Stored records
##########
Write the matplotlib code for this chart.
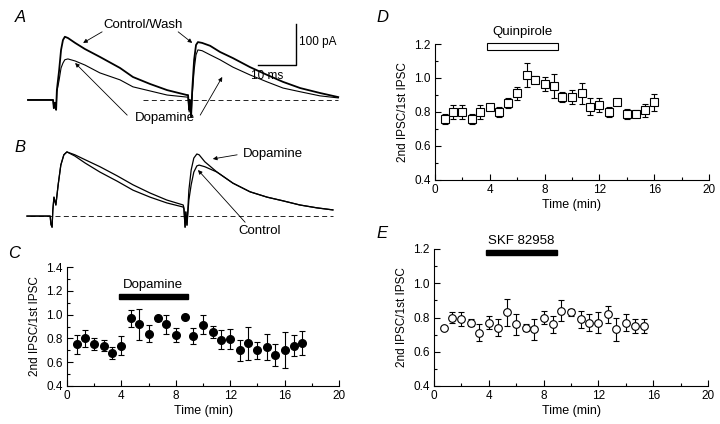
##########
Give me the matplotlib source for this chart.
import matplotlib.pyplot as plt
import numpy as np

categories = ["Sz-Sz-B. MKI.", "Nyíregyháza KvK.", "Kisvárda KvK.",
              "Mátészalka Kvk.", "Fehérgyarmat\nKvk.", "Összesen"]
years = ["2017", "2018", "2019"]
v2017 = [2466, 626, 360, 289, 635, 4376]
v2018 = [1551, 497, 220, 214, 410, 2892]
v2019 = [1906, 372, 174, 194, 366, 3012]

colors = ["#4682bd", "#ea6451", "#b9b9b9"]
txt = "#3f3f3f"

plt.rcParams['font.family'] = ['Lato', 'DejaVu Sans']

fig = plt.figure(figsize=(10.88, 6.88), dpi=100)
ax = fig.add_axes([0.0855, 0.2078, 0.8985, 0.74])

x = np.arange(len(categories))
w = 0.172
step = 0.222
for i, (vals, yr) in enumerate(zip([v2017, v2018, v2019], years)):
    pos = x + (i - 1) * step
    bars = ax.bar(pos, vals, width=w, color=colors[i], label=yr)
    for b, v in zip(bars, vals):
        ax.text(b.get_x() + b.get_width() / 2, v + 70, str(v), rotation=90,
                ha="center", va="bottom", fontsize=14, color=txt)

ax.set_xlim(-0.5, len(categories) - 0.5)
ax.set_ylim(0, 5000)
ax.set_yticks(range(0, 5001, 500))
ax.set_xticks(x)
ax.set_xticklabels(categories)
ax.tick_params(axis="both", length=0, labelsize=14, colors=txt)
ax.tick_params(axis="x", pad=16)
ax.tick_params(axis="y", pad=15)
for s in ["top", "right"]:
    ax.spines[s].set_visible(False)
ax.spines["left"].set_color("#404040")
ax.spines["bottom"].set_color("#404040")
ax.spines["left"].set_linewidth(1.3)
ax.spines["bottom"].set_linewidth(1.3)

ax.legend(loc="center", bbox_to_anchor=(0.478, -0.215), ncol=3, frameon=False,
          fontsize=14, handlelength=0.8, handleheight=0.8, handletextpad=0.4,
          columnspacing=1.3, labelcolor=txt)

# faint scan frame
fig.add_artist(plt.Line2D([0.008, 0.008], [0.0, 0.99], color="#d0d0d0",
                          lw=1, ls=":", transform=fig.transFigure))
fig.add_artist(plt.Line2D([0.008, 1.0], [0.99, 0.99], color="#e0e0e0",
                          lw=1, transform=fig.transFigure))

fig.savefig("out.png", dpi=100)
##########
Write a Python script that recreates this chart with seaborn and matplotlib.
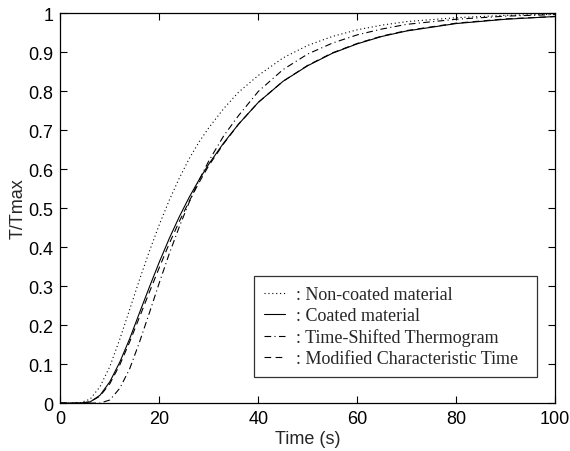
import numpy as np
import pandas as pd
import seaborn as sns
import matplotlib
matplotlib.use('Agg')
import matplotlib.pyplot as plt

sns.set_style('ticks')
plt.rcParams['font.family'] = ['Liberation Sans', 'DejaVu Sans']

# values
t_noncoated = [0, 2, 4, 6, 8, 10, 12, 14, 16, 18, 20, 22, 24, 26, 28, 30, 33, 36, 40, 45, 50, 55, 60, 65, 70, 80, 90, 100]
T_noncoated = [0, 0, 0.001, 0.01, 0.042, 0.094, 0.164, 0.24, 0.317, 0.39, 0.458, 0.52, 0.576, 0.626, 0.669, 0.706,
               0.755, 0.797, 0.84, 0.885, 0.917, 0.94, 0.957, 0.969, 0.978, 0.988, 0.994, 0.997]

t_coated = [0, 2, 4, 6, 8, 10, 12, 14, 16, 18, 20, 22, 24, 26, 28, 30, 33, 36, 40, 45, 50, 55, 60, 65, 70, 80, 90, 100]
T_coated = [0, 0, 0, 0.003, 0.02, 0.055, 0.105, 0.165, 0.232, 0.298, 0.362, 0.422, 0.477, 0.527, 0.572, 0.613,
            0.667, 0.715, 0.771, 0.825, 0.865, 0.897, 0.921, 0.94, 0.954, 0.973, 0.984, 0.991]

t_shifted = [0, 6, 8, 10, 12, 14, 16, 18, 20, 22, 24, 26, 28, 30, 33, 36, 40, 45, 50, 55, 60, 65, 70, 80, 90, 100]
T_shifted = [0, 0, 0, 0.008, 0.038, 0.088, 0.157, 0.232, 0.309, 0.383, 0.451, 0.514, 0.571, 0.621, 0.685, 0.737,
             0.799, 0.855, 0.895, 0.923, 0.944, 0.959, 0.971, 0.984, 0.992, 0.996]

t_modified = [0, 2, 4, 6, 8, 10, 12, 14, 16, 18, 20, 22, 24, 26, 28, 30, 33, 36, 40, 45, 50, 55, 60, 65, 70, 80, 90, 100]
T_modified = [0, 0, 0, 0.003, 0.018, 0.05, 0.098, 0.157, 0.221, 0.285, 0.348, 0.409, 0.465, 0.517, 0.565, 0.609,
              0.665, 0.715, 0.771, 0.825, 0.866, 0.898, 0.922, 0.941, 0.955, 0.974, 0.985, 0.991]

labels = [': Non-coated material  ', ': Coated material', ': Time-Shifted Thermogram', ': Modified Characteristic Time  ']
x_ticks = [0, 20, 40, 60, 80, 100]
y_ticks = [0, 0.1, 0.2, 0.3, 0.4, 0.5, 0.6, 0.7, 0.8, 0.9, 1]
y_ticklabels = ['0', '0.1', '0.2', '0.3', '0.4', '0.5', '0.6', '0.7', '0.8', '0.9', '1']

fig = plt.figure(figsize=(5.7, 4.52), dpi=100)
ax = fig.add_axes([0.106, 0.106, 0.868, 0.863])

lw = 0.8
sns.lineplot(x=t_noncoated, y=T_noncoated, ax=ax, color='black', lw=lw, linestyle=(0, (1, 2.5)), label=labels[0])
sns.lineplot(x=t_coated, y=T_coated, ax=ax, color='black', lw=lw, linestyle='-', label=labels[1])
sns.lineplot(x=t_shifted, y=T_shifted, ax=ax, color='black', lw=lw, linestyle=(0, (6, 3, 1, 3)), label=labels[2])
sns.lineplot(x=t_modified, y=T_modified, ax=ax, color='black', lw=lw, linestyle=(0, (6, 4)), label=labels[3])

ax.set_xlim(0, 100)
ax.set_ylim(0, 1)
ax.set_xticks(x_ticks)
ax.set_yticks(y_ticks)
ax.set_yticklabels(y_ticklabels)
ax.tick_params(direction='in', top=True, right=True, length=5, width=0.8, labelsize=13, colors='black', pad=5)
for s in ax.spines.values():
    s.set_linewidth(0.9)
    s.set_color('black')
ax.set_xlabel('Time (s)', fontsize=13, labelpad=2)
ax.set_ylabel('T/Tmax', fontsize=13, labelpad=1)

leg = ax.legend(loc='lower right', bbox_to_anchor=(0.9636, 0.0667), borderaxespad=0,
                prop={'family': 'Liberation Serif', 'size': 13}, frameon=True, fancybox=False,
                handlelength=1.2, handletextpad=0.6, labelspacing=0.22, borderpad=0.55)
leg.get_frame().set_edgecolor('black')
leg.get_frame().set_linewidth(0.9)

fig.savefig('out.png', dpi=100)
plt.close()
##########
Given instruction
Copy the lines above exactly, starting with the line that contains "Write a Python" and ending with the line that contains "0.973, 0.984, 0.991]", and leave out any pictures.

Answer for the task
Write a Python script that recreates this chart with seaborn and matplotlib.
import numpy as np
import pandas as pd
import seaborn as sns
import matplotlib
matplotlib.use('Agg')
import matplotlib.pyplot as plt

sns.set_style('ticks')
plt.rcParams['font.family'] = ['Liberation Sans', 'DejaVu Sans']

# values
t_noncoated = [0, 2, 4, 6, 8, 10, 12, 14, 16, 18, 20, 22, 24, 26, 28, 30, 33, 36, 40, 45, 50, 55, 60, 65, 70, 80, 90, 100]
T_noncoated = [0, 0, 0.001, 0.01, 0.042, 0.094, 0.164, 0.24, 0.317, 0.39, 0.458, 0.52, 0.576, 0.626, 0.669, 0.706,
               0.755, 0.797, 0.84, 0.885, 0.917, 0.94, 0.957, 0.969, 0.978, 0.988, 0.994, 0.997]

t_coated = [0, 2, 4, 6, 8, 10, 12, 14, 16, 18, 20, 22, 24, 26, 28, 30, 33, 36, 40, 45, 50, 55, 60, 65, 70, 80, 90, 100]
T_coated = [0, 0, 0, 0.003, 0.02, 0.055, 0.105, 0.165, 0.232, 0.298, 0.362, 0.422, 0.477, 0.527, 0.572, 0.613,
            0.667, 0.715, 0.771, 0.825, 0.865, 0.897, 0.921, 0.94, 0.954, 0.973, 0.984, 0.991]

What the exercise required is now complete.